I think Vintage players are justified in complaining about this announcement. I am not usually a Workshop player, and I think this was a horrible decision. It is not because "my favorite deck" isn't legal anymore, and it makes you sound dumb if that's your response when people complain about a restriction. Presumably, the people on this forum have been playing Vintage for long enough to remember that there are deeper problems with the way this format is managed.
Format management may not be as interesting to everyone as it is to me, but for people who have been talking to Wizards, reading interviews, and following articles about B/R for 20 years, it is well-known that the DCI doesn't take Eternal formats seriously, and none of the committee members are experienced with playing either of the formats (no matter what promotional youtube channels you may have come across). The decisions are made with no research, no tournament experience, and no consistency. The factors that influence WotC in these decisions are generally bad for the formats, and include embarrassing methods such as obsolete magic theory, irrelevant historical decisions, anecdotal format experience, image concerns, and the echo-chamber of the personal channels that have formed over the years. The process does not rest on anything intelligent, and you should not give it the benefit of the doubt.

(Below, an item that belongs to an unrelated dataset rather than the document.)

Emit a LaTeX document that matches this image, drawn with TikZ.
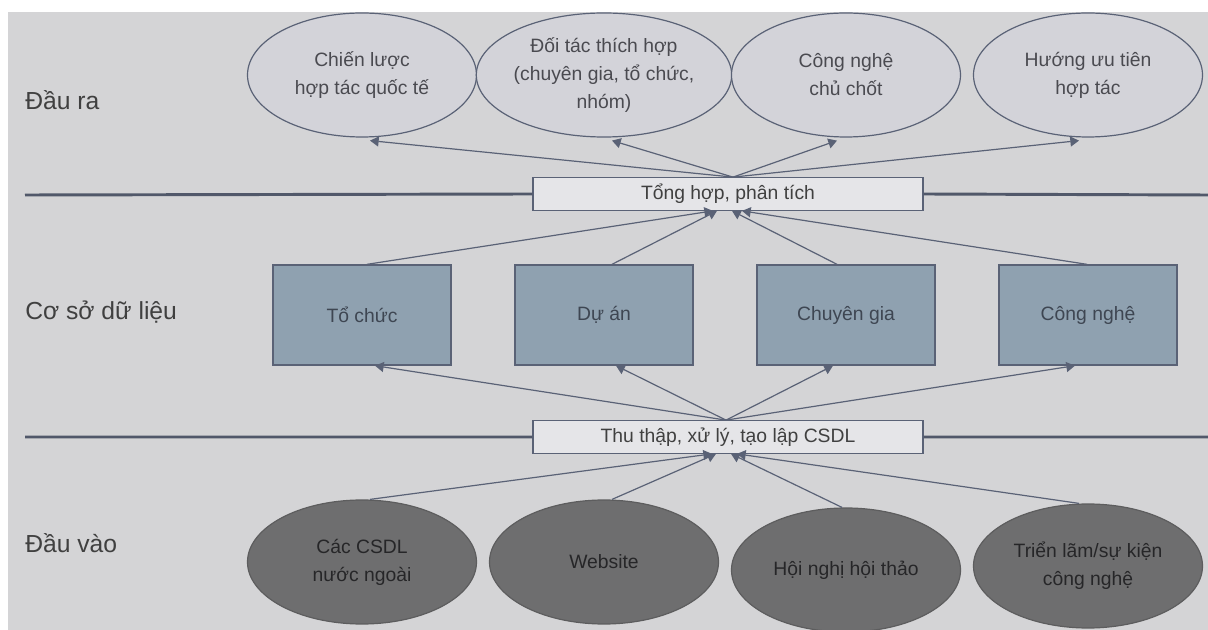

The rational response to mismanagement is to complain, or even start your own unsanctioned leagues with better-managed restricted lists. This hobby is not supported by WotC in the first place; it is we the players that make it happen and have kept it alive. I believe the situation with Legacy is more complicated, but Vintage does not need the DCI at all. We find each other. We build our own communities (thanks to Steve and Andy). We fund, promote, run, and judge our own tournaments. We bring ourselves to the tournaments, and we even make our own cards. I also believe that a subset of our players knows better than WotC what is best for the format, and I know for sure that a few of us have better methods of making B/R decisions than they do. Their corporate obligation to the descendant products of Magic: the Gathering creates a centralization that has been more stable than a community authority, but that is the only reason we (and not all of us do!) let them define our format for us. In Vintage, the DCI is a relic that we pay attention to out of habit.